EXERCISE:
Report each line of the data that has "matplotlib" somewhere in it.

SUPPLIED DATA:
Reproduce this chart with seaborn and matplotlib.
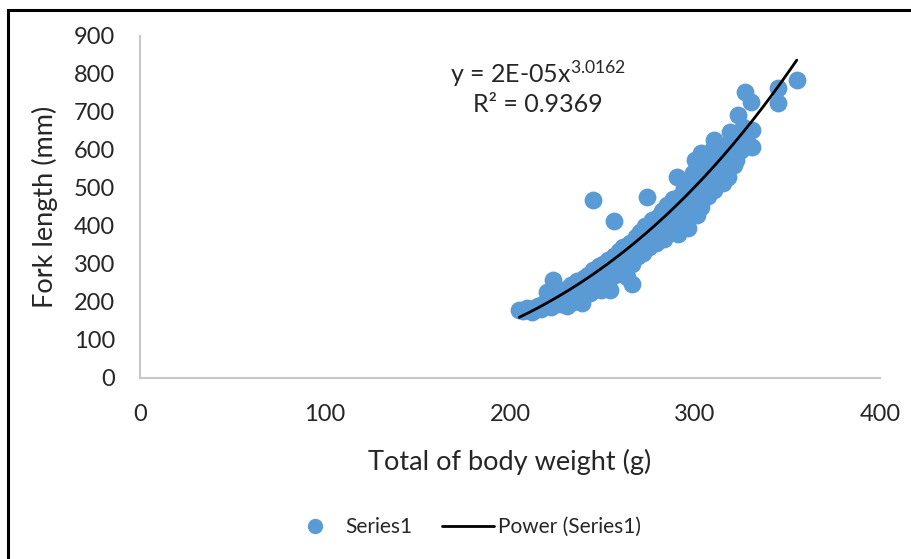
import numpy as np
import pandas as pd
import seaborn as sns
import matplotlib.pyplot as plt
from matplotlib.lines import Line2D
from matplotlib.patches import Rectangle

# body weight (g) and fork length (mm)
weight = [205, 207, 209, 212, 213, 215, 217, 218, 220, 220, 222, 223, 224, 226, 227, 228,
          229, 230, 231, 232, 233, 234, 235, 236, 237, 238, 239, 240, 241, 242, 243, 244,
          245, 245, 246, 247, 248, 249, 250, 251, 252, 253, 254, 255, 256, 256, 257, 258,
          259, 260, 261, 262, 263, 264, 265, 266, 266, 267, 268, 269, 270, 271, 272, 273,
          274, 274, 275, 276, 277, 278, 279, 280, 281, 282, 283, 284, 285, 286, 287, 288,
          289, 290, 290, 291, 292, 293, 294, 295, 296, 297, 298, 299, 300, 300, 301, 302,
          303, 303, 304, 305, 306, 307, 308, 309, 310, 310, 311, 312, 313, 314, 315, 316,
          317, 318, 319, 320, 321, 322, 323, 324, 325, 326, 327, 328, 330, 331, 331, 345,
          345, 355]
fork_length = [180, 176, 183, 174, 185, 190, 182, 195, 205, 226, 188, 258, 200, 210, 195, 220,
               205, 235, 190, 215, 245, 200, 228, 255, 210, 240, 198, 262, 225, 270, 224, 250,
               468, 285, 240, 260, 295, 232, 300, 275, 250, 310, 232, 290, 413, 320, 270, 300,
               335, 285, 345, 310, 265, 330, 355, 247, 300, 340, 370, 320, 385, 350, 330, 400,
               476, 365, 345, 395, 415, 370, 355, 425, 390, 440, 365, 410, 455, 385, 430, 470,
               400, 529, 445, 380, 480, 420, 500, 455, 395, 515, 470, 540, 574, 490, 430, 520,
               592, 450, 550, 505, 570, 480, 540, 600, 626, 495, 560, 520, 590, 545, 513, 610,
               575, 530, 647, 600, 560, 574, 692, 630, 600, 660, 753, 620, 726, 653, 608, 763,
               724, 784]

# power trendline y = a * x^b
coef_a = 1.7e-05
exp_b = 3.0162
eq_text = 'y = 2E-05x$^{3.0162}$'
r2_text = 'R² = 0.9369'

x_ticks = [0, 100, 200, 300, 400]
y_ticks = [0, 100, 200, 300, 400, 500, 600, 700, 800, 900]

df = pd.DataFrame({'weight': weight, 'fork': fork_length})
xs = np.linspace(min(weight), max(weight), 200)
trend = pd.DataFrame({'weight': xs, 'fork': coef_a * xs ** exp_b})

sns.set_theme(style='white')
plt.rcParams['font.family'] = ['Lato', 'DejaVu Sans']
plt.rcParams['mathtext.default'] = 'regular'

blue = '#5B9BD5'
txt = '#262626'

fig = plt.figure(figsize=(9.11, 5.59), dpi=100)
ax = fig.add_axes([140 / 911, 1 - 378 / 559, 740 / 911, 342 / 559])

sns.scatterplot(data=df, x='weight', y='fork', ax=ax, color=blue, s=165,
                edgecolor=blue, linewidth=0, zorder=2)
sns.lineplot(data=trend, x='weight', y='fork', ax=ax, color='black', linewidth=2,
             zorder=3)

ax.set_xlim(0, 400)
ax.set_ylim(0, 900)
ax.set_xticks(x_ticks)
ax.set_yticks(y_ticks)
ax.tick_params(axis='both', length=0, labelsize=17, labelcolor=txt)
ax.tick_params(axis='x', pad=19)
ax.tick_params(axis='y', pad=18)
for s in ['top', 'right']:
    ax.spines[s].set_visible(False)
for s in ['left', 'bottom']:
    ax.spines[s].set_color('#C8C8C8')
    ax.spines[s].set_linewidth(1.5)

ax.set_xlabel('Total of body weight (g)', fontsize=19.5, color=txt, va='center')
ax.xaxis.set_label_coords(0.5, (378 - 462) / 342)
ax.set_ylabel('Fork length (mm)', fontsize=19.5, color=txt, va='center')
ax.yaxis.set_label_coords((45 - 140) / 740, 0.5)

ax.text(215, 800, eq_text, fontsize=18, color=txt, ha='center', va='center')
ax.text(215, 721, r2_text, fontsize=18, color=txt, ha='center', va='center')

handles = [Line2D([], [], marker='o', linestyle='none', markersize=10,
                  markerfacecolor=blue, markeredgecolor=blue),
           Line2D([], [], color='black', linewidth=2)]
fig.legend(handles, ['Series1', 'Power (Series1)'], loc='center',
           bbox_to_anchor=(465 / 911, 1 - 527 / 559), ncol=2, frameon=False,
           fontsize=15, handlelength=2.5, columnspacing=1.4, handletextpad=0.2,
           labelcolor=txt)

# outer chart frame (only top and left are visible in the crop)
fig.patches.append(Rectangle((8 / 911, -0.1), 1.2, 1 - 10 / 559 + 0.1,
                             transform=fig.transFigure, fill=False,
                             edgecolor='black', linewidth=2.2))

fig.savefig('out.png', dpi=100)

EXERCISE RESPONSE:
Reproduce this chart with seaborn and matplotlib.
import matplotlib.pyplot as plt
from matplotlib.lines import Line2D
from matplotlib.patches import Rectangle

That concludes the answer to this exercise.